GoDark has not publicly detailed its regulatory compliance strategy for the jurisdictions where it will initially operate. The launch on Solana in May 2026 suggests an intention to serve a global user base rather than a U.S.-specific one — which reduces but does not eliminate the U.S. regulatory surface area — but the regulatory framework for privacy-preserving DeFi infrastructure remains genuinely uncertain, and that uncertainty will need to be navigated as the platform grows.
10. What Success Would Mean for DeFi
If GoDark can solve the bootstrap problem and establish a functioning privacy-preserving order book with meaningful liquidity, the implications for on-chain markets extend beyond the specific platform. The existence of viable dark pool infrastructure in DeFi would make on-chain market making commercially sustainable for professional firms whose strategy protection requirements currently make public blockchain trading uneconomical at scale.
More professional liquidity in on-chain markets means tighter spreads, better execution prices for retail users, and deeper order books that can absorb large institutional trades without significant price impact.

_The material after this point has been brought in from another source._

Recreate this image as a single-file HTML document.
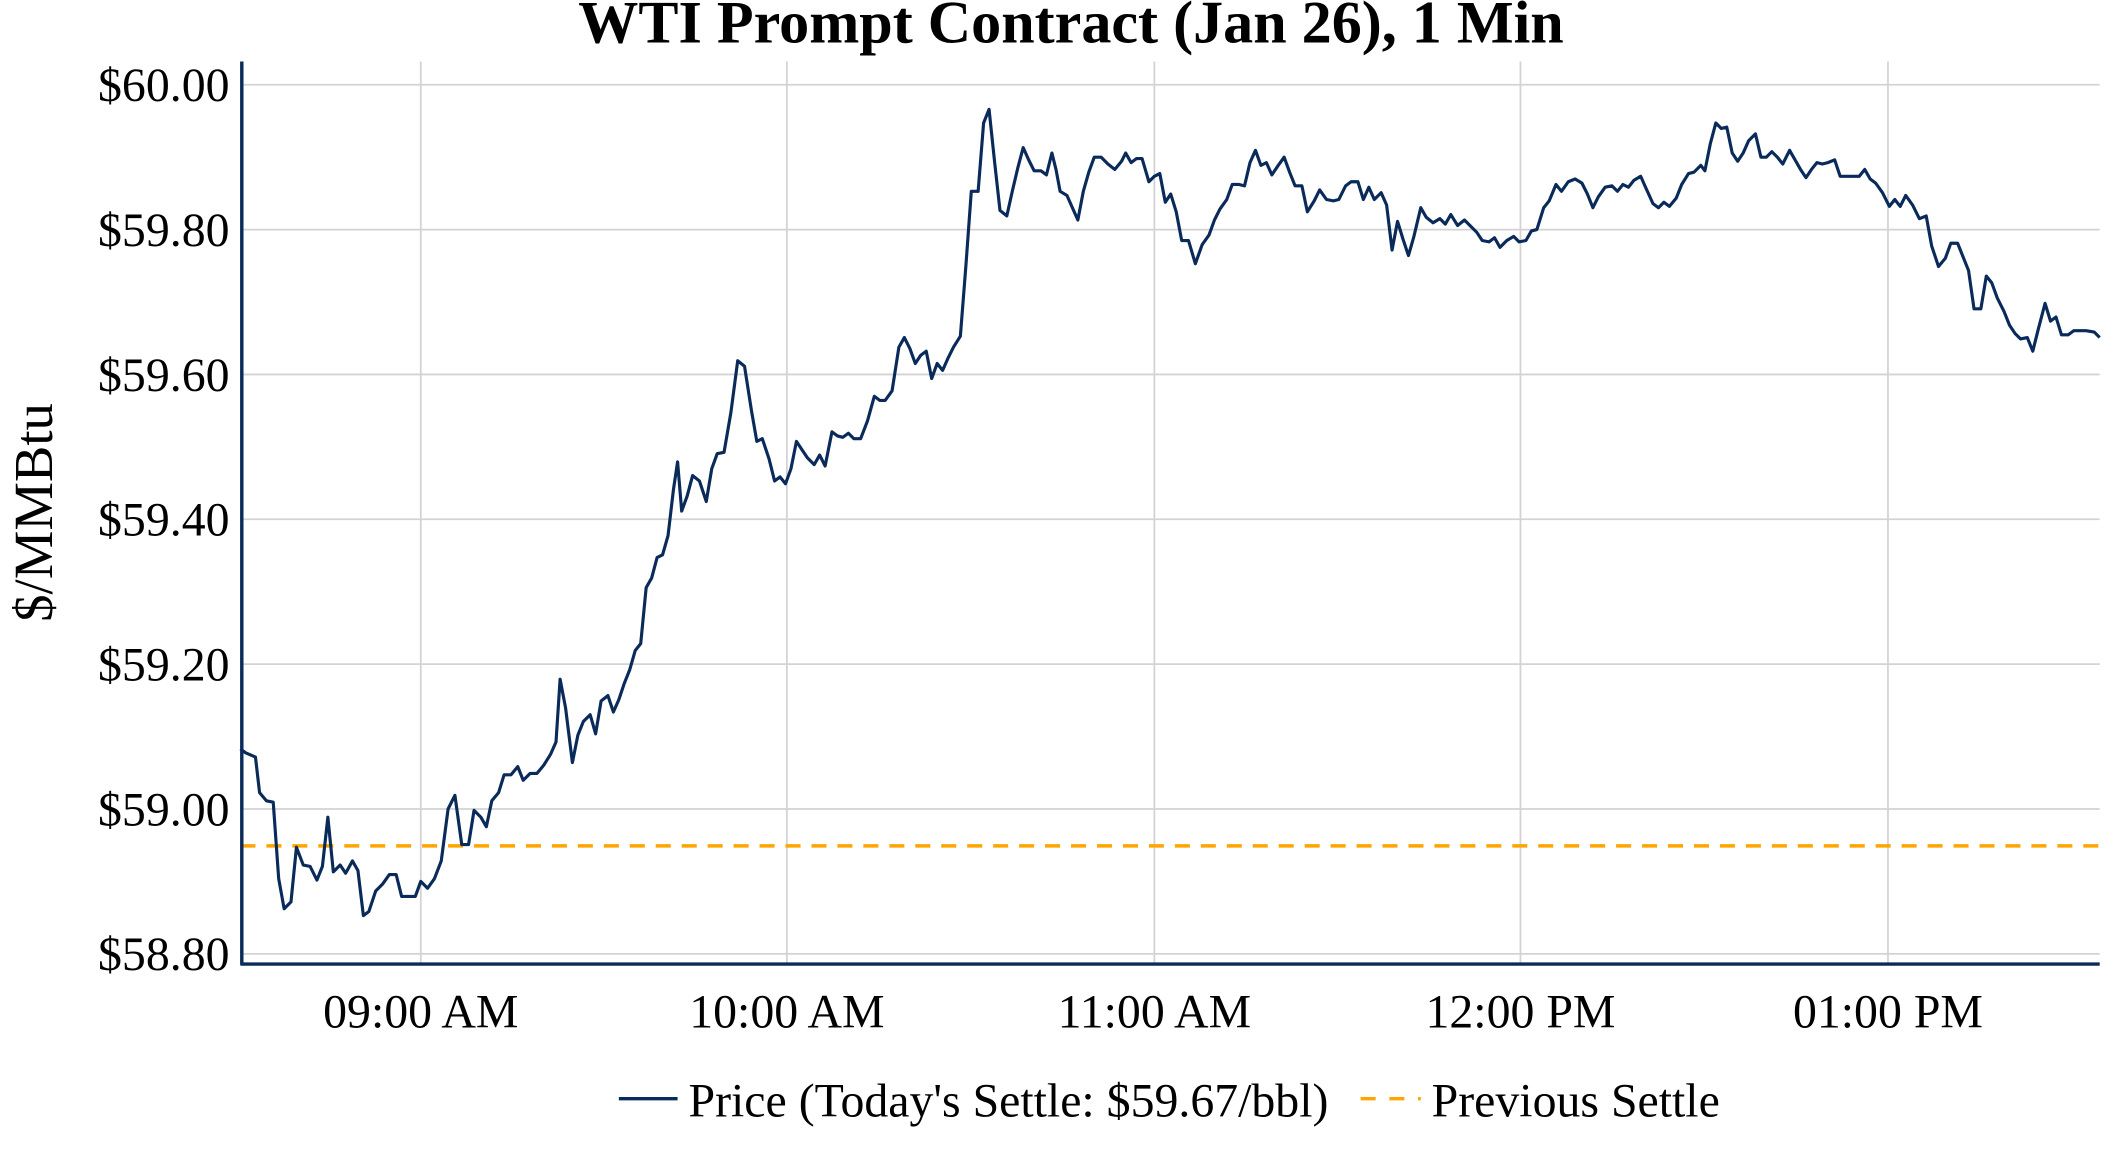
<!DOCTYPE html>
<html><head><meta charset="utf-8"><style>html,body{margin:0;padding:0;background:#fff;overflow:hidden}svg{display:block}text{font-family:"Liberation Serif",serif;fill:#000}</style></head>
<body>
<svg width="2112" height="1152" viewBox="0 0 1546 843" preserveAspectRatio="none" xmlns="http://www.w3.org/2000/svg">
<text x="784" y="31" font-size="44" font-weight="bold" text-anchor="middle">WTI Prompt Contract (Jan 26), 1 Min</text>
<g stroke="#d3d3d3" stroke-width="1.3">
<line x1="308" y1="45" x2="308" y2="705"/><line x1="576" y1="45" x2="576" y2="705"/><line x1="845" y1="45" x2="845" y2="705"/><line x1="1113" y1="45" x2="1113" y2="705"/><line x1="1382" y1="45" x2="1382" y2="705"/>
<line x1="177" y1="62" x2="1537" y2="62"/><line x1="177" y1="168" x2="1537" y2="168"/><line x1="177" y1="274" x2="1537" y2="274"/><line x1="177" y1="380" x2="1537" y2="380"/><line x1="177" y1="486" x2="1537" y2="486"/><line x1="177" y1="592" x2="1537" y2="592"/><line x1="177" y1="698" x2="1537" y2="698"/>
</g>
<g font-size="35" text-anchor="end">
<text x="168" y="74">$60.00</text><text x="168" y="180">$59.80</text><text x="168" y="286">$59.60</text><text x="168" y="392">$59.40</text><text x="168" y="498">$59.20</text><text x="168" y="604">$59.00</text><text x="168" y="710">$58.80</text>
</g>
<g font-size="35" text-anchor="middle">
<text x="308" y="752">09:00 AM</text><text x="576" y="752">10:00 AM</text><text x="845" y="752">11:00 AM</text><text x="1113" y="752">12:00 PM</text><text x="1382" y="752">01:00 PM</text>
</g>
<text transform="translate(38,375) rotate(-90)" font-size="40" text-anchor="middle">$/MMBtu</text>
<line x1="176" y1="619" x2="1537" y2="619" stroke="#ffa500" stroke-width="2.5" stroke-dasharray="11,8"/>
<polyline fill="none" stroke="#0a2a5a" stroke-width="2.3" stroke-linejoin="round" points="176,548 180,551 187,554 190,580 195,586 200,587 204,643 208,665 213,660 217,620 222,633 227,634 232,644 236,634 240,598 244,638 249,633 253,639 258,630 262,637 266,670 270,667 275,652 280,647 285,640 290,640 294,656 300,656 304,656 308,645 313,650 318,643 323,630 328,592 333,582 338,618 343,618 347,593 352,598 356,605 360,586 365,580 369,567 374,567 379,561 383,571 388,566 393,566 398,560 403,552 407,543 410,497 414,518 419,558 423,538 427,528 432,523 436,537 440,513 445,509 449,521 453,512 457,500 461,490 465,476 469,471 473,430 477,423 481,408 485,406 489,392 493,358 496,338 499,374 503,363 507,348 512,352 517,367 521,343 525,332 530,331 535,302 540,264 545,268 550,300 554,323 558,321 563,336 567,352 571,349 575,354 579,343 583,323 587,329 591,335 596,340 600,333 604,341 609,316 613,319 617,320 621,317 625,321 630,321 635,308 640,290 644,293 648,293 653,286 658,254 662,247 666,255 670,266 674,260 678,257 682,277 686,266 690,271 694,262 698,254 703,246 707,195 711,140 716,140 720,90 724,80 728,118 732,154 737,158 741,140 745,123 749,108 753,117 757,125 762,125 766,128 770,112 773,124 776,140 781,143 785,152 789,161 793,140 797,126 801,115 806,115 811,120 816,124 821,118 824,112 828,119 832,116 836,116 841,133 845,129 849,127 853,148 857,142 861,155 865,176 870,176 875,193 880,179 885,172 889,161 893,153 898,146 902,135 907,135 911,136 915,119 919,110 923,121 927,119 931,128 935,122 940,115 944,126 948,136 953,136 957,155 962,147 966,139 971,146 976,147 980,146 985,136 989,133 994,133 998,146 1002,137 1006,146 1011,141 1015,150 1019,183 1023,162 1027,175 1031,187 1035,173 1040,152 1044,159 1049,163 1054,160 1058,164 1062,157 1067,165 1072,161 1076,165 1081,170 1085,176 1090,177 1094,174 1098,181 1103,176 1108,173 1112,177 1117,176 1121,169 1125,168 1130,152 1134,147 1139,135 1143,140 1148,133 1153,131 1158,134 1162,142 1166,152 1170,144 1175,137 1180,136 1184,140 1188,135 1192,137 1196,132 1201,129 1205,138 1210,149 1214,152 1218,148 1222,151 1227,145 1231,135 1236,127 1240,126 1245,121 1248,125 1252,105 1256,90 1260,94 1264,93 1268,112 1272,118 1276,112 1280,103 1285,98 1289,115 1293,115 1297,111 1301,115 1305,120 1310,110 1314,117 1318,124 1322,130 1326,124 1330,119 1334,120 1338,119 1343,117 1347,129 1352,129 1357,129 1361,129 1365,124 1369,131 1373,134 1378,141 1383,151 1387,146 1391,151 1395,143 1400,150 1405,160 1410,158 1414,180 1419,195 1424,189 1428,178 1433,178 1437,188 1441,198 1445,226 1450,226 1454,202 1458,207 1462,218 1467,228 1471,238 1475,244 1479,248 1484,247 1488,257 1492,241 1497,222 1501,235 1505,232 1509,245 1514,245 1518,242 1522,242 1527,242 1533,243 1537,247"/>
<line x1="177" y1="45" x2="177" y2="706" stroke="#0a2a5a" stroke-width="2.5"/>
<line x1="176" y1="705.5" x2="1537" y2="705.5" stroke="#0a2a5a" stroke-width="2.5"/>
<line x1="453" y1="804" x2="496" y2="804" stroke="#0a2a5a" stroke-width="2.5"/>
<text x="504" y="817" font-size="35">Price (Today's Settle: $59.67/bbl)</text>
<line x1="996" y1="804" x2="1040" y2="804" stroke="#ffa500" stroke-width="2.5" stroke-dasharray="11,10"/>
<text x="1048" y="817" font-size="35">Previous Settle</text>
</svg>
</body></html>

The quality of DeFi market infrastructure would improve in the specific dimension — institutional-grade liquidity depth — where it has historically been weakest relative to centralized alternatives.
The irony that DeFi's founding principle of radical transparency may be its greatest obstacle to institutional-quality liquidity is not lost on the market structure researchers who have been documenting the market maker withdrawal from public chains. GoDark's proposition is that the industry needs to selectively import one of traditional finance's most criticized features — the opacity of dark pool trading — to achieve the market quality that its most lauded feature, decentralization, has been unable to deliver on its own.